Directions for this task: Reproduce the listing below exactly. Pictures do not belong in the copy.

** BEGIN **

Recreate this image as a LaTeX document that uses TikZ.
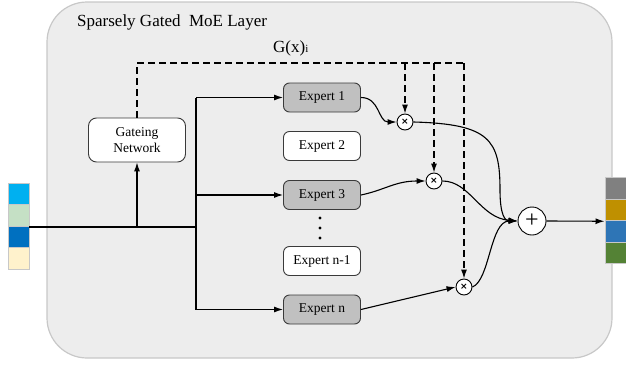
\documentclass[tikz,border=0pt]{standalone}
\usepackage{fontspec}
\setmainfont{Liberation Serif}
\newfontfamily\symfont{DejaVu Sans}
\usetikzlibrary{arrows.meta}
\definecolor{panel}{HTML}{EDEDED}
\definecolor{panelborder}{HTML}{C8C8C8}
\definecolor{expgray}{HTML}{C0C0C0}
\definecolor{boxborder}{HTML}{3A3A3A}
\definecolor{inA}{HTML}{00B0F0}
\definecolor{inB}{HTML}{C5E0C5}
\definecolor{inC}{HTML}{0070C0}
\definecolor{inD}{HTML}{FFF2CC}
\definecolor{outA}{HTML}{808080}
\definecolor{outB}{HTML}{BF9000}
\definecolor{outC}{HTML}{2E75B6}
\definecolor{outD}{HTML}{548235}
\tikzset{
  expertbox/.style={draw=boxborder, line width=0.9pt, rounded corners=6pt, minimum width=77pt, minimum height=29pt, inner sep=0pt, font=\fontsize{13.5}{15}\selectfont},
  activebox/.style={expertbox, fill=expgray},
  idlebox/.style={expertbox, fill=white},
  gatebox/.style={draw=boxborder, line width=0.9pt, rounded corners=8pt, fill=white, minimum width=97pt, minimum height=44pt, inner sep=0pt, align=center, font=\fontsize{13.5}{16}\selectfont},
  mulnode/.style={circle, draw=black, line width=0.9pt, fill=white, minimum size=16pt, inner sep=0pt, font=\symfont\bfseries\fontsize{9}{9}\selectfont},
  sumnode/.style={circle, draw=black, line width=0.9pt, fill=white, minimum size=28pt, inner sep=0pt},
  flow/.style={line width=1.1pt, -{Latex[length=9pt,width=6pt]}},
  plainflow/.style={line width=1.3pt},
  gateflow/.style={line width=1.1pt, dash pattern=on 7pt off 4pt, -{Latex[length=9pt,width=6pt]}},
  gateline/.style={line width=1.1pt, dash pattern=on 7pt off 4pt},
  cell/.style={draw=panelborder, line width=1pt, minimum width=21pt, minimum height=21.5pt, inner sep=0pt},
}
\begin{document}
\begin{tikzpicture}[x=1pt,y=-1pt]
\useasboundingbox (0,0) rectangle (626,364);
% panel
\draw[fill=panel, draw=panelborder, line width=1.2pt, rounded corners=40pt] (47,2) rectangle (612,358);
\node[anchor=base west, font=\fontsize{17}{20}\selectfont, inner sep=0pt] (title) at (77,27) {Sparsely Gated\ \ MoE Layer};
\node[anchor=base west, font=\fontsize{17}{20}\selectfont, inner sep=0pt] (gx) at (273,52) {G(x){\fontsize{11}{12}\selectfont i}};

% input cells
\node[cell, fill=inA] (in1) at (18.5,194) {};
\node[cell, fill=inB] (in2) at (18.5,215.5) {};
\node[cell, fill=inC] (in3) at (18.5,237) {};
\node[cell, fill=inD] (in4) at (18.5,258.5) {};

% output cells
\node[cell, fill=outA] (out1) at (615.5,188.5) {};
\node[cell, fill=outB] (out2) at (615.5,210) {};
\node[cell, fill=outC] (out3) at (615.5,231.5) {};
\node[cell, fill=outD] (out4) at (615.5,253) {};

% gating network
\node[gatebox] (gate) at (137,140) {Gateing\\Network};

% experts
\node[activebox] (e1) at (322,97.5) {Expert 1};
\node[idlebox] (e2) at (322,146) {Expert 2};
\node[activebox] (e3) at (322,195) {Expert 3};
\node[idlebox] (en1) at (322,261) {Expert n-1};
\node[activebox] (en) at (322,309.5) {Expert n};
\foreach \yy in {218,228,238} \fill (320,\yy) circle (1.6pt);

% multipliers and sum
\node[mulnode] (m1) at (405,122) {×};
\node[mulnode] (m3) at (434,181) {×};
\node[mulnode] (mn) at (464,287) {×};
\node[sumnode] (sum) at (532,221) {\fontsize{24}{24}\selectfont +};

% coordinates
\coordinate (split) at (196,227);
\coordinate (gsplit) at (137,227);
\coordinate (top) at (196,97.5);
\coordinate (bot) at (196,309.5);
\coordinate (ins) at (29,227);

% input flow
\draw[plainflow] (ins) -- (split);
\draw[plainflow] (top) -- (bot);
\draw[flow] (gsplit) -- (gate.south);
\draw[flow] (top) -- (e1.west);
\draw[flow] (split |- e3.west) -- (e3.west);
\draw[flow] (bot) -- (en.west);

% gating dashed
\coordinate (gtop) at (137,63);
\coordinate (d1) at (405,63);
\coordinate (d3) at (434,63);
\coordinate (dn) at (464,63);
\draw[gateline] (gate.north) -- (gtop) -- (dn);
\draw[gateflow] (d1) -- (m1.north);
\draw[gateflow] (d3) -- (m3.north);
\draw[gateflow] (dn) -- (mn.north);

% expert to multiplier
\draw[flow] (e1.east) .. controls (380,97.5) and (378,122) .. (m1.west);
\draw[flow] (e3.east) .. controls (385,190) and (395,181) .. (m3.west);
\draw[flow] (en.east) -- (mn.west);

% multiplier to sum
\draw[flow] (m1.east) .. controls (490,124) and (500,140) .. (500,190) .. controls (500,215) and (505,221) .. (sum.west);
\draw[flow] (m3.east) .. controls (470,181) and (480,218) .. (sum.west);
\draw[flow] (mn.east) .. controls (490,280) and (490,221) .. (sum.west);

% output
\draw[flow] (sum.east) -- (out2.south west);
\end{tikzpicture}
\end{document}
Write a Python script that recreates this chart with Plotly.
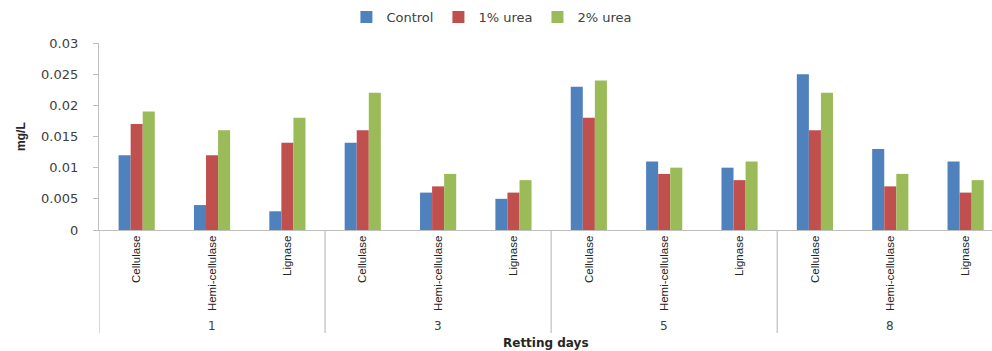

** END **

The completed task:
Recreate this image as a LaTeX document that uses TikZ.
\documentclass[tikz,border=0pt]{standalone}
\usepackage{fontspec}
\setmainfont{Liberation Serif}
\newfontfamily\symfont{DejaVu Sans}
\usetikzlibrary{arrows.meta}
\definecolor{panel}{HTML}{EDEDED}
\definecolor{panelborder}{HTML}{C8C8C8}
\definecolor{expgray}{HTML}{C0C0C0}
\definecolor{boxborder}{HTML}{3A3A3A}
\definecolor{inA}{HTML}{00B0F0}
\definecolor{inB}{HTML}{C5E0C5}
\definecolor{inC}{HTML}{0070C0}
\definecolor{inD}{HTML}{FFF2CC}
\definecolor{outA}{HTML}{808080}
\definecolor{outB}{HTML}{BF9000}
\definecolor{outC}{HTML}{2E75B6}
\definecolor{outD}{HTML}{548235}
\tikzset{
  expertbox/.style={draw=boxborder, line width=0.9pt, rounded corners=6pt, minimum width=77pt, minimum height=29pt, inner sep=0pt, font=\fontsize{13.5}{15}\selectfont},
  activebox/.style={expertbox, fill=expgray},
  idlebox/.style={expertbox, fill=white},
  gatebox/.style={draw=boxborder, line width=0.9pt, rounded corners=8pt, fill=white, minimum width=97pt, minimum height=44pt, inner sep=0pt, align=center, font=\fontsize{13.5}{16}\selectfont},
  mulnode/.style={circle, draw=black, line width=0.9pt, fill=white, minimum size=16pt, inner sep=0pt, font=\symfont\bfseries\fontsize{9}{9}\selectfont},
  sumnode/.style={circle, draw=black, line width=0.9pt, fill=white, minimum size=28pt, inner sep=0pt},
  flow/.style={line width=1.1pt, -{Latex[length=9pt,width=6pt]}},
  plainflow/.style={line width=1.3pt},
  gateflow/.style={line width=1.1pt, dash pattern=on 7pt off 4pt, -{Latex[length=9pt,width=6pt]}},
  gateline/.style={line width=1.1pt, dash pattern=on 7pt off 4pt},
  cell/.style={draw=panelborder, line width=1pt, minimum width=21pt, minimum height=21.5pt, inner sep=0pt},
}
\begin{document}
\begin{tikzpicture}[x=1pt,y=-1pt]
\useasboundingbox (0,0) rectangle (626,364);
% panel
\draw[fill=panel, draw=panelborder, line width=1.2pt, rounded corners=40pt] (47,2) rectangle (612,358);
\node[anchor=base west, font=\fontsize{17}{20}\selectfont, inner sep=0pt] (title) at (77,27) {Sparsely Gated\ \ MoE Layer};
\node[anchor=base west, font=\fontsize{17}{20}\selectfont, inner sep=0pt] (gx) at (273,52) {G(x){\fontsize{11}{12}\selectfont i}};

% input cells
\node[cell, fill=inA] (in1) at (18.5,194) {};
\node[cell, fill=inB] (in2) at (18.5,215.5) {};
\node[cell, fill=inC] (in3) at (18.5,237) {};
\node[cell, fill=inD] (in4) at (18.5,258.5) {};

% output cells
\node[cell, fill=outA] (out1) at (615.5,188.5) {};
\node[cell, fill=outB] (out2) at (615.5,210) {};
\node[cell, fill=outC] (out3) at (615.5,231.5) {};
\node[cell, fill=outD] (out4) at (615.5,253) {};

% gating network
\node[gatebox] (gate) at (137,140) {Gateing\\Network};

% experts
\node[activebox] (e1) at (322,97.5) {Expert 1};
\node[idlebox] (e2) at (322,146) {Expert 2};
\node[activebox] (e3) at (322,195) {Expert 3};
\node[idlebox] (en1) at (322,261) {Expert n-1};
\node[activebox] (en) at (322,309.5) {Expert n};
\foreach \yy in {218,228,238} \fill (320,\yy) circle (1.6pt);

% multipliers and sum
\node[mulnode] (m1) at (405,122) {×};
\node[mulnode] (m3) at (434,181) {×};
\node[mulnode] (mn) at (464,287) {×};
\node[sumnode] (sum) at (532,221) {\fontsize{24}{24}\selectfont +};

% coordinates
\coordinate (split) at (196,227);
\coordinate (gsplit) at (137,227);
\coordinate (top) at (196,97.5);
\coordinate (bot) at (196,309.5);
\coordinate (ins) at (29,227);

% input flow
\draw[plainflow] (ins) -- (split);
\draw[plainflow] (top) -- (bot);
\draw[flow] (gsplit) -- (gate.south);
\draw[flow] (top) -- (e1.west);
\draw[flow] (split |- e3.west) -- (e3.west);
\draw[flow] (bot) -- (en.west);

% gating dashed
\coordinate (gtop) at (137,63);
\coordinate (d1) at (405,63);
\coordinate (d3) at (434,63);
\coordinate (dn) at (464,63);
\draw[gateline] (gate.north) -- (gtop) -- (dn);
\draw[gateflow] (d1) -- (m1.north);
\draw[gateflow] (d3) -- (m3.north);
\draw[gateflow] (dn) -- (mn.north);

% expert to multiplier
\draw[flow] (e1.east) .. controls (380,97.5) and (378,122) .. (m1.west);
\draw[flow] (e3.east) .. controls (385,190) and (395,181) .. (m3.west);
\draw[flow] (en.east) -- (mn.west);

% multiplier to sum
\draw[flow] (m1.east) .. controls (490,124) and (500,140) .. (500,190) .. controls (500,215) and (505,221) .. (sum.west);
\draw[flow] (m3.east) .. controls (470,181) and (480,218) .. (sum.west);
\draw[flow] (mn.east) .. controls (490,280) and (490,221) .. (sum.west);

% output
\draw[flow] (sum.east) -- (out2.south west);
\end{tikzpicture}
\end{document}
Write a Python script that recreates this chart with Plotly.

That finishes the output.